The government seems to be realising that extra-urban high mileage diesel car use is better than petrol due to lower CO2 emissions.

Check out the use of diesel farms - banks of diesel powered generators, to boost supply to the National Grid when demand (including for electric cars) is high.

I think there is a problem with DPF technology - I would like to switch to a Renault 4x4 only sold in the UK with diesel engines (like almost all pickups) but owners report that with short journeys DPF blockages are inevitable...


MarkII 25 May 2018

Government No Help

The government haven't helped public health, consumers, the environment or UK auto mfg with their stance on diesel or the current tax system.

Certain types of vehicle (load lugging estates/SUVs mainly) and certain journeys (long ones) are much better suited by a diesel engine and under those circumstances are operating at their most efficient - with relatively low emissions (Vs small diesel engines used stop-start for short journeys).

Unfortunately it seems it's become fashionable to bash 'diesel' as a fuel, irrespective of how it is used or whether the engine meets the latest Eu6 D requirements.

The governments tax policy and sound bites have done nothing to encourage consumers to consider their usage profile and choose a modern diesel IF that suits - in fact they have effectively discouraged sales of modern diesels, leaving consumers confused and thousands of older diesels on the road, many of which don't even have a DPF.

It's naive to think we can all swap to EV or even PHEV overnight - as others have said we need a balance of power sources.

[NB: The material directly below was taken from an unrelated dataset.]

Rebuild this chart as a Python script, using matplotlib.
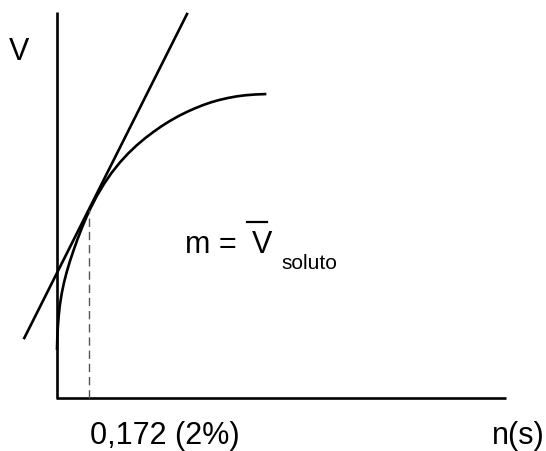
import numpy as np
import matplotlib
matplotlib.use("Agg")
import matplotlib.pyplot as plt

plt.rcParams['font.family'] = ['Liberation Sans', 'DejaVu Sans']

# curve V vs n(s) (arbitrary units, origin at axis corner)
curve_x = [0, 0.3, 0.8, 1.6, 2.8, 4.7, 7, 9.7, 13, 16.3, 20.5, 24.7, 29, 33, 39.7, 47,
           54.7, 63, 71.3, 79.5, 88, 96.3, 104.7, 113, 121.3, 129.7, 138, 146.3, 154.7,
           163, 171.3, 179.5, 188, 198, 208]
curve_y = [49.5, 59.4, 69.9, 81.1, 92.5, 104.5, 115.5, 126, 137, 146.9, 158.7, 169.6, 179.9,
           188.7, 201.8, 214.1, 225.3, 235.7, 244.7, 252.5, 259.7, 266, 271.9, 277.1, 281.8,
           286, 289.7, 293, 295.9, 298.2, 300.1, 301.6, 302.7, 303.5, 303.9]

# tangent line end points
tan_x = [-32.7, 130]
tan_y = [60, 384]

# tangent point
x_tan = 32
y_tan = 188

x_max = 449
y_max = 386

fig = plt.figure(figsize=(5.46, 4.51), dpi=100)
ax = fig.add_axes([0, 0, 1, 1])
ax.set_xlim(-57, 489)
ax.set_ylim(-53, 398)
ax.axis('off')

# axes lines
ax.plot([0, 0], [0, y_max], c='k', lw=1.9, solid_capstyle='butt')
ax.plot([-1, x_max], [0, 0], c='k', lw=1.9, solid_capstyle='butt')

ax.plot(curve_x, curve_y, c='k', lw=1.9, solid_joinstyle='round')
ax.plot(tan_x, tan_y, c='k', lw=1.9)
ax.plot([x_tan, x_tan], [0, y_tan], c='#555555', lw=1.0, dashes=(6, 3.5))

fs = 22
ax.text(-48, 338, "V", fontsize=fs, va='baseline', ha='left')
ax.text(33, -46, "0,172 (2%)", fontsize=fs, va='baseline', ha='left')
ax.text(435, -46, "n(s)", fontsize=fs, va='baseline', ha='left')
ax.text(128, 145, "m =", fontsize=fs, va='baseline', ha='left')
ax.text(195, 145, "V", fontsize=fs, va='baseline', ha='left')
ax.plot([190, 210], [176, 176], c='k', lw=1.6)
ax.text(224, 129, "soluto", fontsize=15, va='baseline', ha='left')

plt.savefig("out.png", dpi=100)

What we also need is a well conceived tax system that encourages informed and appropriate choice and some common sense language, not the 'diesel equals death' rhetoric that results in people feeling like public enemy No1 if they own a diesel.

My partner and I own petrol and diesel vehicles, including supermini, sports car and a large capacity diesel estate (Eu5), the latter only gets used for load lugging, family holidays and long distance journeys - at less than 5,000 miles p.a it is far less polluting than my neighbours wife, whose diesel hatchback gets used every day for a 10 mile round trip.

The government and diesel haters need to get some perspective and recognise that not all diesel use is bad - we need to use diesel when it suits and be encouraged to purchase new cleaner diesels when the need arises.

Encouraging appropriate choices and useage is the only way we stand any chance of improving air quality until there's a credible infrastructure for EV.

NotHandMade 25 May 2018


It's easy. Make cars that are cleaner in the lab and in the real world. Diesel is looking dubious and plug-in is looking advantageous.

Now stop complaining and fix your cars JLR.